The gasping neutroid lay on the examining table under the glaring light. The torso quivered and twitched as muscles contracted spasmodically, but the short legs were already limp and paralyzed, allowing the chubby man in the white coat to lift them easily by the ankles and retrieve the rectal thermometer. The neutroid wheezed and chattered plaintively as the nurse drew the blanket across its small body again.

“A hundred and nine,” grunted the chubby man, his voice muffled by the gauze mask. His eyes probed the nurse’s eyes for a moment. He jerked his head toward the door. “She still out there?”

The nurse nodded.

The doctor stared absently at the thermometer stem for a moment, looked up again, spoke quietly. “Get a hypo—necrofine.”

She turned toward the sterilizer, paused briefly. “Three c.c.s?” she asked.

“Twelve,” he corrected.

Their eyes locked with his for several seconds; then she nodded and went to the sterilizer.

“May I leave first?” she asked tonelessly while filling the syringe.

“Certainly.”

“What’ll I say to Mrs. Glubbes?” She crossed to the table again and handed him the hypo.

“Nothing. Use the back way. Go tell Fred to run over to the kennels and pick up the substitute. I’ve called Mrs. Norris. Oh yeah, and tell Fred to stop in here first. I’ll have something for him to take out.”

The nurse glanced down at the squirming, whimpering newt, shivered slightly, and left the room. When the door closed, Georges bent over the table with the hypo. When the door opened again, Georges looked up to see his son looking in.

“Take this along,” he grunted, and handed Fred the bundle wrapped in newspapers.

“What’ll I do with it?” the youth asked.

“Chuck it in Norris’s incinerator.”

Fred glanced at the empty examining table and nodded indifferently. “Can Miss Laskell come back now?” he asked in going.

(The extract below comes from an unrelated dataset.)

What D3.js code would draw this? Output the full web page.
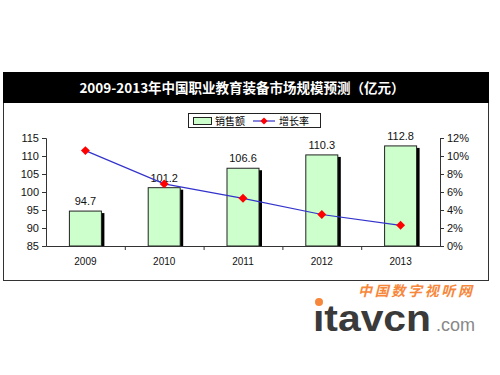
<!DOCTYPE html>
<html lang="zh">
<head>
<meta charset="utf-8">
<title>2009-2013年中国职业教育装备市场规模预测</title>
<script src="https://d3js.org/d3.v7.min.js"></script>
<style>
  body { margin: 0; background: #fff; }
  svg text { font-family: Arial, "Liberation Sans", sans-serif; }
</style>
</head>
<body>
<svg width="500" height="375"></svg>
<script>
// data
var years = ["2009", "2010", "2011", "2012", "2013"];
var sales = [94.7, 101.2, 106.6, 110.3, 112.8];
var growth = [10.6, 6.9, 5.3, 3.5, 2.3];
var leftTicks = [85, 90, 95, 100, 105, 110, 115];
var rightTicks = [0, 2, 4, 6, 8, 10, 12];

var svg = d3.select("svg");
var cjk = "'Noto Sans CJK SC', sans-serif";

// frame + title bar
svg.append("rect").attr("x", 3.5).attr("y", 72.5).attr("width", 485).attr("height", 208)
    .attr("fill", "#fff").attr("stroke", "#333").attr("stroke-width", 1);
svg.append("rect").attr("x", 3).attr("y", 72).attr("width", 486).attr("height", 31).attr("fill", "#000");
svg.append("text").attr("x", 242).attr("y", 93).attr("text-anchor", "middle")
    .attr("fill", "#fff").attr("font-size", 13.5).attr("font-weight", "bold")
    .style("font-family", cjk)
    .text("2009-2013年中国职业教育装备市场规模预测（亿元）");

var x = d3.scaleBand().domain(years).range([46, 440]);
var y = d3.scaleLinear().domain([85, 115]).range([246, 138]);
var y2 = d3.scaleLinear().domain([0, 12]).range([246, 138]);

var g = svg.append("g");

// bars with shadow
var bw = 32;
g.selectAll("rect.shadow").data(sales).enter().append("rect")
    .attr("x", function(d, i) { return x(years[i]) + x.bandwidth() / 2 - bw / 2 + 3; })
    .attr("y", function(d) { return y(d) + 2; })
    .attr("width", bw).attr("height", function(d) { return 246 - y(d) - 2; })
    .attr("fill", "#000");
g.selectAll("rect.bar").data(sales).enter().append("rect")
    .attr("x", function(d, i) { return x(years[i]) + x.bandwidth() / 2 - bw / 2; })
    .attr("y", function(d) { return y(d); })
    .attr("width", bw).attr("height", function(d) { return 246 - y(d); })
    .attr("fill", "#ccffcc").attr("stroke", "#222").attr("stroke-width", 1);

// value labels
g.selectAll("text.val").data(sales).enter().append("text")
    .attr("x", function(d, i) { return x(years[i]) + x.bandwidth() / 2; })
    .attr("y", function(d) { return y(d) - 6; })
    .attr("text-anchor", "middle").attr("font-size", 11).attr("fill", "#111")
    .text(function(d) { return d.toFixed(1); });

// axes
var axL = d3.axisLeft(y).tickValues(leftTicks).tickSize(4).tickPadding(3);
var axR = d3.axisRight(y2).tickValues(rightTicks).tickSize(4).tickPadding(3)
    .tickFormat(function(d) { return d + "%"; });
var axB = d3.axisBottom(x).tickSize(0).tickPadding(12);

var gl = svg.append("g").attr("transform", "translate(46,0)").call(axL);
var gr = svg.append("g").attr("transform", "translate(440,0)").call(axR);
var gb = svg.append("g").attr("transform", "translate(0,246)").call(axB);
[gl, gr, gb].forEach(function(a) {
  a.select(".domain").attr("stroke", "#333");
  a.selectAll(".tick line").attr("stroke", "#333");
  a.selectAll("text").attr("font-size", 11).attr("fill", "#111")
      .style("font-family", "Arial, 'Liberation Sans', sans-serif");
});
gb.selectAll(".tick text").attr("font-size", 10);
// category separator ticks on x axis
gb.selectAll("line.sep").data(years.slice(1)).enter().append("line")
    .attr("x1", function(d) { return x(d) + 0.5; }).attr("x2", function(d) { return x(d) + 0.5; })
    .attr("y1", 0).attr("y2", 4).attr("stroke", "#333");

// growth line
var line = d3.line()
    .x(function(d, i) { return x(years[i]) + x.bandwidth() / 2; })
    .y(function(d) { return y2(d); });
g.append("path").datum(growth).attr("d", line)
    .attr("fill", "none").attr("stroke", "#3333cc").attr("stroke-width", 1.2);
g.selectAll("path.mk").data(growth).enter().append("path")
    .attr("d", d3.symbol().type(d3.symbolSquare).size(40))
    .attr("transform", function(d, i) {
      return "translate(" + (x(years[i]) + x.bandwidth() / 2) + "," + y2(d) + ") rotate(45)";
    })
    .attr("fill", "#ff0000");

// legend
var lg = svg.append("g").attr("transform", "translate(188,113)");
lg.append("rect").attr("x", 0.5).attr("y", 0.5).attr("width", 132).attr("height", 14)
    .attr("fill", "#fff").attr("stroke", "#222");
lg.append("rect").attr("x", 5.5).attr("y", 4.5).attr("width", 18).attr("height", 7)
    .attr("fill", "#ccffcc").attr("stroke", "#222");
lg.append("text").attr("x", 27).attr("y", 11.5).attr("font-size", 10).style("font-family", cjk)
    .text("销售额");
lg.append("line").attr("x1", 65).attr("x2", 87).attr("y1", 8).attr("y2", 8)
    .attr("stroke", "#3333cc").attr("stroke-width", 1.2);
lg.append("path").attr("d", d3.symbol().type(d3.symbolSquare).size(26))
    .attr("transform", "translate(76,8) rotate(45)").attr("fill", "#ff0000");
lg.append("text").attr("x", 91).attr("y", 11.5).attr("font-size", 10).style("font-family", cjk)
    .text("增长率");

// watermark
svg.append("text").attr("x", 358).attr("y", 296).attr("font-size", 14).attr("font-weight", "bold")
    .attr("font-style", "italic").attr("fill", "#f7873a").style("font-family", cjk)
    .attr("textLength", 114).text("中国数字视听网");
svg.append("text").attr("x", 313).attr("y", 331).attr("font-size", 37).attr("font-weight", "bold")
    .attr("fill", "#3a3a3a").style("font-family", "Arial, 'Liberation Sans', sans-serif")
    .attr("textLength", 118).attr("lengthAdjust", "spacingAndGlyphs").text("ıtavcn");
svg.append("circle").attr("cx", 319).attr("cy", 302).attr("r", 4).attr("fill", "#f7873a");
svg.append("text").attr("x", 436).attr("y", 331).attr("font-size", 18)
    .attr("fill", "#888").style("font-family", "Arial, 'Liberation Sans', sans-serif")
    .text(".com");
</script>
</body>
</html>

“Tell her yeah. And hurry with that other neut.”

“Sure, Pop. See you later.”

The nurse looked in uncertainly before entering.

“Get cleaned up,” he told her. “And go sit with Mrs. Glubbes.”

“What’ll I say?”

“The ‘baby’ will recover. She can take it home late this afternoon if she gets some rest first.”

“What’re you going to do?—about the substitute.”

“Give it a shot to put it to sleep, give her some codeine to feed it.”